# Identity of the kernel of a ring homomorphism

Say we have a ring homomorphism from a ring $$R$$ to $$S$$ with multiplicative identities $$1_R$$ and $$1_S$$ respectively, is it true that the identity of the kernel which is a subring of $$R$$ is also $$1_R$$ if and only if $$1_R$$ maps to the $$0$$ of ring $$S$$ (the additive identity of $$S$$). Or otherwise the kernel doesn’t have an identity. Is that correct? Thanks in advance

Take $$R=S=\mathbb Z_6$$ and the ring homomorphism $$f$$ given by $$x \mapsto 4x$$.

Then $$\ker f = \{0,3\}$$ is a ring with $$3$$ as an identity.

($$f$$ does not send $$1$$ to $$1$$ but it is multiplicative.)

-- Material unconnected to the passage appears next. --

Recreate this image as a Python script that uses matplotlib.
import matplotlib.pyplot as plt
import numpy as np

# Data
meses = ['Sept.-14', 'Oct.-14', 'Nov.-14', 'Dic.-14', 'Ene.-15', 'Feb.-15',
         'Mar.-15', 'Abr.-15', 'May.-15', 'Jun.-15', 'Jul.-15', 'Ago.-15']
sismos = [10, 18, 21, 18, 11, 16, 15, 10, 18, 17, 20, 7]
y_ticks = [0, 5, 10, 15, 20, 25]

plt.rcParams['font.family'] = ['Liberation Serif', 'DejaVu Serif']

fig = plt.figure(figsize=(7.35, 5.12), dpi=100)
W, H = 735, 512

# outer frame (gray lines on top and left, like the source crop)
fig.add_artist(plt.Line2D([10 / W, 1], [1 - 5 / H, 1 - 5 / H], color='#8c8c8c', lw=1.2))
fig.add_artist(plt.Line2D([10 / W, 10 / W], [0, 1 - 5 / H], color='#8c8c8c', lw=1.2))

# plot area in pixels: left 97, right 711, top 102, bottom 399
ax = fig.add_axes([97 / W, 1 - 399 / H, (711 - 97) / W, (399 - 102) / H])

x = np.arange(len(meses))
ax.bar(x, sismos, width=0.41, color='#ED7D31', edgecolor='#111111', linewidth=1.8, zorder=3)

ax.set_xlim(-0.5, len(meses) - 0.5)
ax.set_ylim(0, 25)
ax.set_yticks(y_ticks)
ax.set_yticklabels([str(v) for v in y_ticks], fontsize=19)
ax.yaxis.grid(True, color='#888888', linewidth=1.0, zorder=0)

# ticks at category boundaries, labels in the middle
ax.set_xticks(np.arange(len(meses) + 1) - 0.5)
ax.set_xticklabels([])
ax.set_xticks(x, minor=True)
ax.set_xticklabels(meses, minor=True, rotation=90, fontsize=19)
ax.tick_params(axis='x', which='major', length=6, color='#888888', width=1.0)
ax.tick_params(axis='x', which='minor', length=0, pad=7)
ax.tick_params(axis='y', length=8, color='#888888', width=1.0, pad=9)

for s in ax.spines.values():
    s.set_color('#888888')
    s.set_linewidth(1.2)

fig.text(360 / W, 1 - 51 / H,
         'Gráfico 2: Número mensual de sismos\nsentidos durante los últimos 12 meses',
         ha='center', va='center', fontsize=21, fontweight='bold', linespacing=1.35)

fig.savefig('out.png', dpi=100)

• @Ihf How is that a ring homomorphism f(xy) isn’t equal to f(x)f(y) or am I mistaken? Apr 15, 2019 at 16:35
• @EdenHazard, $(4x)(4y) = 16xy \equiv 4 xy$.
– lhf
Apr 15, 2019 at 16:48
• Is see so f(xy)= 4xy which is equivalent to 16xy=f(x)f(y). Thanks for this Apr 15, 2019 at 16:52
• Alternatively, take $S=\Bbb Z_3$ Apr 16, 2019 at 3:11

Let $$J$$ be the kernel of $$f\colon R\to S$$. If $$1_R\in J$$, then clearly $$f=0$$.

In theory, $$J$$ might have an identity $$1_J$$ which is not an identity for all of $$R$$.

• Any examples? All the examples I have is that it is either 1R or there isn’t any. Apr 15, 2019 at 16:30
• I don't think $1_J$ can be different from $1_R$, since both $1_J$ and $1_R$ are a multiplicative identity element, which is unique. Apr 15, 2019 at 16:30
• @strichcoder that’s what I thought aswell Apr 15, 2019 at 16:33
• @strichcoder I get what they’re saying now, 1R doesn’t have to be in the kernel , if it is then they are equal , but if it doesn’t like in above example by Ihf you might have another identity element. Or in other cases there might not even be one. Apr 15, 2019 at 17:08
• Ok, sorry. And thanks. Apr 15, 2019 at 17:21